- Directions for this task
Write each line of the material exactly as given, from the top through the line that contains "Chart.register(...registerables);", and omit all pictures.

- Supplied data
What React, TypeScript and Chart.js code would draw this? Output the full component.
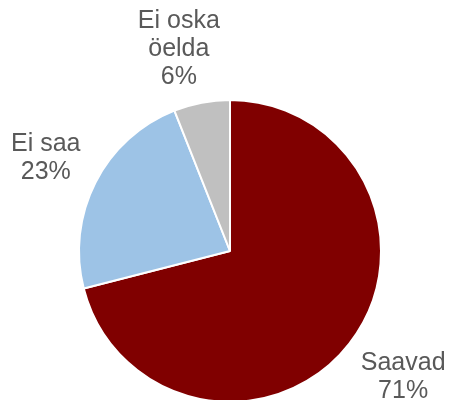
import React, { useEffect, useRef } from "react";
import { Chart, registerables } from "chart.js";

Chart.register(...registerables);

const categories: string[][] = [["Saavad"], ["Ei saa"], ["Ei oska", "öelda"]];
const values: number[] = [71, 23, 6];
const colors: string[] = ["#800000", "#9DC3E6", "#C0C0C0"];

const labelPlugin = {
  id: "outerLabels",
  afterDraw(chart: any) {
    const ctx = chart.ctx;
    const meta = chart.getDatasetMeta(0);
    ctx.save();
    ctx.font = "25px 'Liberation Sans', Arial, sans-serif";
    ctx.fillStyle = "#595959";
    ctx.textAlign = "center";
    ctx.textBaseline = "middle";
    const lineH = 28;
    const nudgeX = [8, 2, -12];
    const nudgeY = [-2, 2, 3];
    meta.data.forEach((arc: any, i: number) => {
      const p = arc.getProps(["x", "y", "startAngle", "endAngle", "outerRadius"], true);
      const mid = (p.startAngle + p.endAngle) / 2;
      const r = p.outerRadius + 58;
      const cx = p.x + Math.cos(mid) * r + nudgeX[i];
      const cy = p.y + Math.sin(mid) * r + nudgeY[i];
      const lines = [...categories[i], values[i] + "%"];
      const h = (lines.length - 1) * lineH;
      lines.forEach((t, k) => {
        ctx.fillText(t, cx, cy - h / 2 + k * lineH);
      });
    });
    ctx.restore();
  },
};

export default function App() {
  const ref = useRef<HTMLCanvasElement>(null);
  useEffect(() => {
    if (!ref.current) return;
    const chart = new Chart(ref.current, {
      type: "pie",
      data: {
        labels: categories.map((c) => c.join(" ")),
        datasets: [
          {
            data: values,
            backgroundColor: colors,
            borderColor: "#ffffff",
            borderWidth: 2,
          },
        ],
      },
      options: {
        animation: false,
        responsive: false,
        maintainAspectRatio: false,
        layout: { padding: { top: 99, bottom: 7, left: 78, right: 68 } },
        plugins: {
          legend: { display: false },
          tooltip: { enabled: false },
        },
      },
      plugins: [labelPlugin],
    });
    return () => chart.destroy();
  }, []);
  return (
    <div
      style={{
        position: "fixed",
        left: 0,
        top: 0,
        width: 450,
        height: 400,
        overflow: "hidden",
        background: "#ffffff",
      }}
    >
      <canvas ref={ref} width={450} height={410} style={{ display: "block" }} />
    </div>
  );
}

- Result for this task
What React, TypeScript and Chart.js code would draw this? Output the full component.
import React, { useEffect, useRef } from "react";
import { Chart, registerables } from "chart.js";

Chart.register(...registerables);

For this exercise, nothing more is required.